# Model approval — how a model earns the right to be used

`model-tiers.md` decides *which approved model* handles a data class. This is the
process that puts a model on the approved list in the first place — and takes it
off. Without it, "approved models" is a list nobody can defend, and every new
model arrives through whichever developer tried it first.

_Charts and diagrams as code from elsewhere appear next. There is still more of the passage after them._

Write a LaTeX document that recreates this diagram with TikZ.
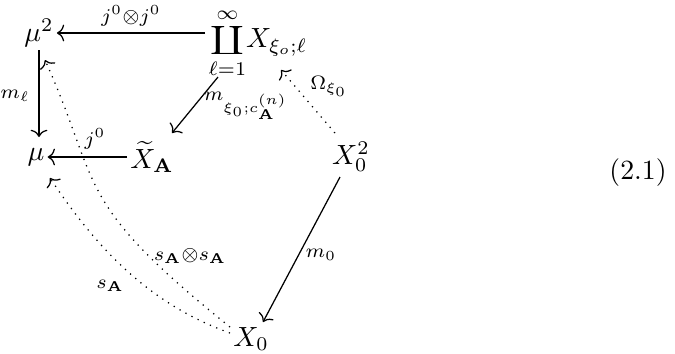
\documentclass[tikz,border=0pt]{standalone}
\usepackage{amsmath,amssymb}
\usetikzlibrary{arrows.meta}
\newcommand{\mycoprod}{\mathop{\vcenter{\hbox{\scalebox{0.95}[0.72]{$\displaystyle\coprod$}}}}\limits}
\begin{document}
\begin{tikzpicture}[x=0.36pt,y=-0.36pt,
  obj/.style={inner sep=1pt},
  lab/.style={font=\scriptsize,inner sep=0pt},
  arr/.style={-{Computer Modern Rightarrow[length=2.6pt,width=6pt]},line width=0.45pt},
  darr/.style={arr,dotted}]
\useasboundingbox (0,0) rectangle (675,353);
\node[obj] (mu2) at (39,33) {$\mu^2$};
\node[obj] (cop) at (258,43) {$\mycoprod_{\ell=1}^{\infty}\!X_{\xi_o;\ell}$};
\node[obj] (mu) at (36,157) {$\mu$};
\node[obj] (xa) at (152,157) {$\widetilde{X}_{\mathbf{A}}$};
\node[obj] (x02) at (351,157) {$X_0^2$};
\node[obj] (x0) at (251,339) {$X_0$};
\node (eq) at (638,173) {(2.1)};
% labels
\node[lab] (l1) at (131,16) {$j^0{\otimes}j^0$};
\node[lab] (l2) at (15,96) {$m_\ell$};
\node[lab] (l3) at (95,139) {$j^0$};
\node[lab] (l4) at (246,106) {$m_{\xi_0;c_{\mathbf{A}}^{(n)}}$};
\node[lab] (l5) at (329,86) {$\Omega_{\xi_0}$};
\node[lab] (l6) at (321,255) {$m_0$};
\node[lab] (l7) at (110,286) {$s_{\mathbf{A}}$};
\node[lab] (l8) at (190,256) {$s_{\mathbf{A}}{\otimes}s_{\mathbf{A}}$};
% connectors
\coordinate (copW) at ([shift={(-53,-10)}]cop.center);
\draw[arr] (copW) -- (mu2.east|-copW);
\draw[arr] (mu2.south) -- ([shift={(0,-8)}]mu2.south|-mu.north);
\draw[arr] (xa.west) -- (mu.east);
\draw[arr] ([shift={(-40,34)}]cop.center) -- ([shift={(20,-24)}]xa.center);
\draw[darr] ([shift={(-16,-24)}]x02.center) -- ([shift={(23,27)}]cop.center);
\draw[arr] ([shift={(-11,20)}]x02.center) -- ([shift={(12,-17)}]x0.center);
\draw[darr] ([shift={(-21,-6)}]x0.center) .. controls (146,303) and (94,244) .. ([shift={(14,21)}]mu.center);
\draw[darr] ([shift={(-21,-12)}]x0.center) .. controls (72,200) and (102,187) .. ([shift={(6,27)}]mu2.center);
\end{tikzpicture}
\end{document}
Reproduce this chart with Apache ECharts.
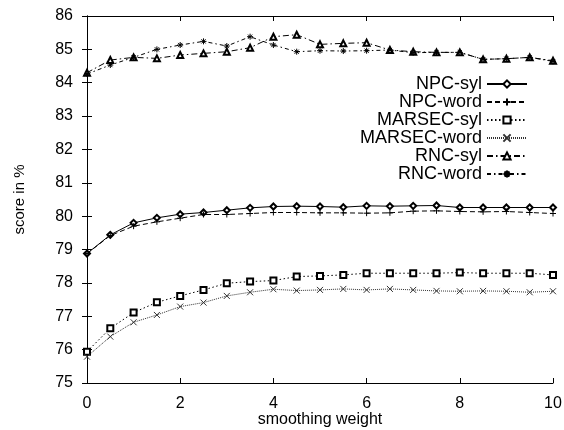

The principle: **a model is a third-party service that makes decisions.** It goes
through the same governance you'd apply to any vendor touching customer data or
processes of record — proportionate to what you'll let it do.

## Who decides

A small standing group, not a single enthusiast and not a committee that meets
quarterly. Practically: an owner from engineering, one from risk/compliance, and
one from security/privacy. They own a **model register** — the source of truth
for what's allowed, on what data class, for what use.

## The approval criteria

A model is assessed on what it would actually be trusted with:

- **Capability** — does it pass the task's quality bar, measured against a graded
  baseline, not a vibe? (`verify-with-data.md`)
- **Data handling** — residency, retention, and whether your inputs train the
  vendor's model. This gates the highest data class it may ever see.
  (`vendor-eval.md`)
- **Security posture** — auth, tenancy isolation, the vendor's own certifications.
- **Auditability** — can every call be logged and reconstructed? A model you
  can't audit can't touch regulated data.
- **Cost profile** — price per unit of work at the expected volume, so routing
  decisions have real numbers behind them.
- **Reversibility / exit** — can you switch away? What's the lock-in?

## The register entry

Each approved model records: the model + version, approved data classes, approved
use cases, the data agreement reference, the owner, the approval date, and the
**re-approval date**. Approval is *time-boxed*, not permanent.

| Field | Example |
|-------|---------|
| Model + version | `provider/model-x-2026-01` |
| Max data class | Internal (not Sensitive/Regulated) |
| Approved uses | Code generation, internal summarisation |
| Data agreement | DPA-2026-014; no training on inputs |
| Owner / review by | Platform team / re-approve 2026-12 |

## Operating it without strangling delivery

- **A fast lane for low stakes.** Public-data, low-blast-radius experimentation
  on already-approved models needs no new approval — just logging. Reserve the
  full process for new vendors, new data classes, or new decisions of record.
- **Version awareness.** A model version bump can change behaviour. Material
  upgrades re-enter assessment; the register pins versions for regulated use.
- **A revocation path.** When a model fails — a security finding, a quality
  collapse, a pricing change — it can be pulled, and the register says what
  replaces it.

## The one-line test

> Point at any model in use and ask: who approved it, for what data, and when does
> that approval expire? If the answer is "it was already there," it isn't governed.